Our weekly explainer on economics using lessons from popular culture. In Installment 48, the characters of a hit show fall for a common cognitive bias.
At first glance, How I Met Your Mother might seem like an ensemble sit-com, but look closer and it is a show about how a father magically convinces his teenage kids to sit on a couch for 208 episodes and patiently listen to him, thus setting unrealistic expectations for parents of teenagers around the world.
https://www.youtube.com/watch?v=wbmW_Z1oPJw
Teenage idealism aside, How I Met Your Mother does offer us an insightful economic lesson.
In an episode titled ‘Spoiler Alert’, one quirk of each of the five protagonists is brought to light and announced to all the other four. For instance, Robin points out that Ted has a tendency to constantly correct people during conversations. As soon as she announces this to all the other protagonists, they start noticing this habit in their interactions with Ted.
The strange part was that for all the years spent together in the show’s universe, they had never noticed it, but now that Robin had told them about it, they started to seek examples of it in the rest of the episode. The show’s writers acknowledge this anomaly in the plot when Robin admits, “I never noticed this before, but now it is literally driving me crazy”. The protagonists I believe have fallen for what behavioural economists call the Confirmation Bias.
Confirmation Bias or My-Side Bias is a tendency to selectively look at evidence that supports one’s known claims or beliefs and ignores evidence to the contrary. The protagonists ignore all the times Ted does not correct someone and look for instances where he does, just to support their hypothesis. The concept was first spoken of in 1844 by German philosopher Arthur Schopenhauer in The World as Will and Representation where he observed: “An adopted hypothesis gives us lynx-eyes for everything that confirms it and makes us blind to everything that contradicts it.”

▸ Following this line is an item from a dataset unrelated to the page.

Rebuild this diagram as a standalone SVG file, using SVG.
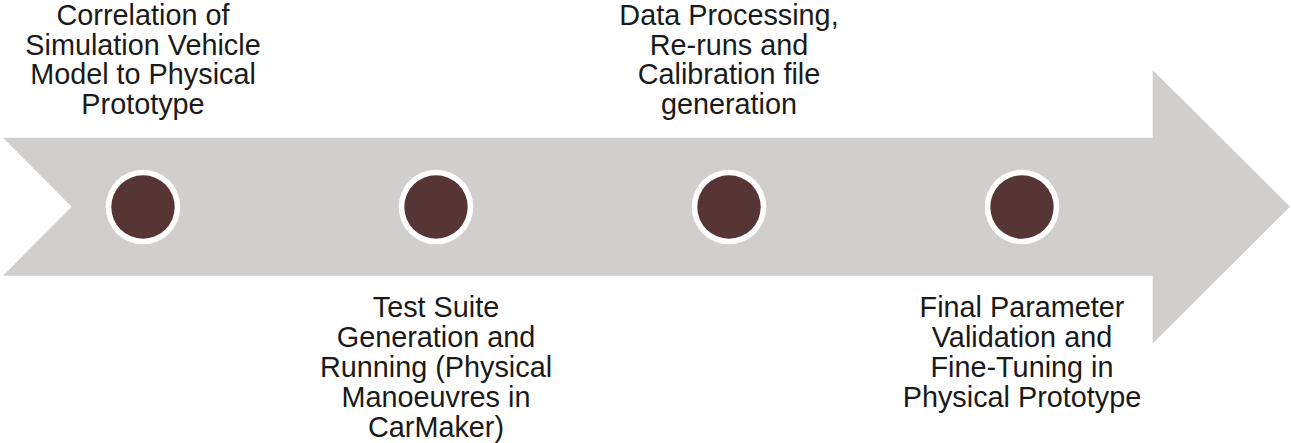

This phenomenon also explains the old adage: first impressions are last impressions. When we form an initial impression, our brain starts looking for and collecting evidence that supports that the impression. If contradictory evidence is observed, our brain tends to ignore it or bend it to conform to our original beliefs.
Part of a marketers’ toolkit
Marketers have been regularly using this to their benefit. For example imagine that Amazon, through masterful advertising and some targeted discounting, convinces you that it sells everything for the lowest price in the market. As soon as you start believing this, you will pay selectively only look at the instances where the e-retailer’s prices are actually lower than its competitors. In order for you to keep this belief alive, Amazon does not have to always ask you for the lowest prices. Instead, lower prices on just a few items will be enough to trick your mind. This is because you will always ignore the evidence that contradicts your hypothesis and keep looking for confirmatory evidence. As soon as you find it, you’re likely to stop looking.
Bane of online political discussions
Political discussions, especially on social media are plagued with confirmation bias as well. For example, if people get tagged as strongly pro-Modi or against him, it is easy for them to ignore opinions contrary to their own due to confirmation bias. Policy matters, thus, are often based on political affiliations rather than on merit.
Political arguments are even harder to win on social media, as confirmation bias is often followed by an extreme version: the Backfire Effect. Due to this effect, when people are presented clearly documented evidence against their opinion, they tend to commit even more strongly to their existing beliefs, refusing to change their views despite being provided persuasive evidence to the contrary.
How can we avoid it?
The legendary psychologist, and in many ways the father of behavioural economics, Daniel Kahneman tells us that none of us are immune to Confirmation Bias (including himself). But there is merit in trying to reduce its influence on our decision making. The Farnam Street Blog suggests a few simple questions to ask oneself as a disconfirmation exercise. Whenever you read an article or a piece of information (including this one) ask yourself the following questions:
- Which parts did I automatically agree with?
- Which parts did I ignore or skim over without realizing?
- How did I react to the points which I agreed or disagreed with?
- Did this post confirm any ideas I already had? Why?
- What if I thought the opposite of those ideas?
As you keep performing this exercise repeatedly you will be able to spot when you’re automatically accepting information simply because it fits in your existing belief system.
I believe that the Confirmation Bias is a universal aberration of the human mind. So I went online to find eminent intellectuals who confirm my belief, and found this Charlie Munger quote:
The human mind is a lot like the human egg, in that the human egg has a shut-off device. One sperm gets in, and it shuts down so that the next one can’t get in. The human mind has a big tendency of the same sort.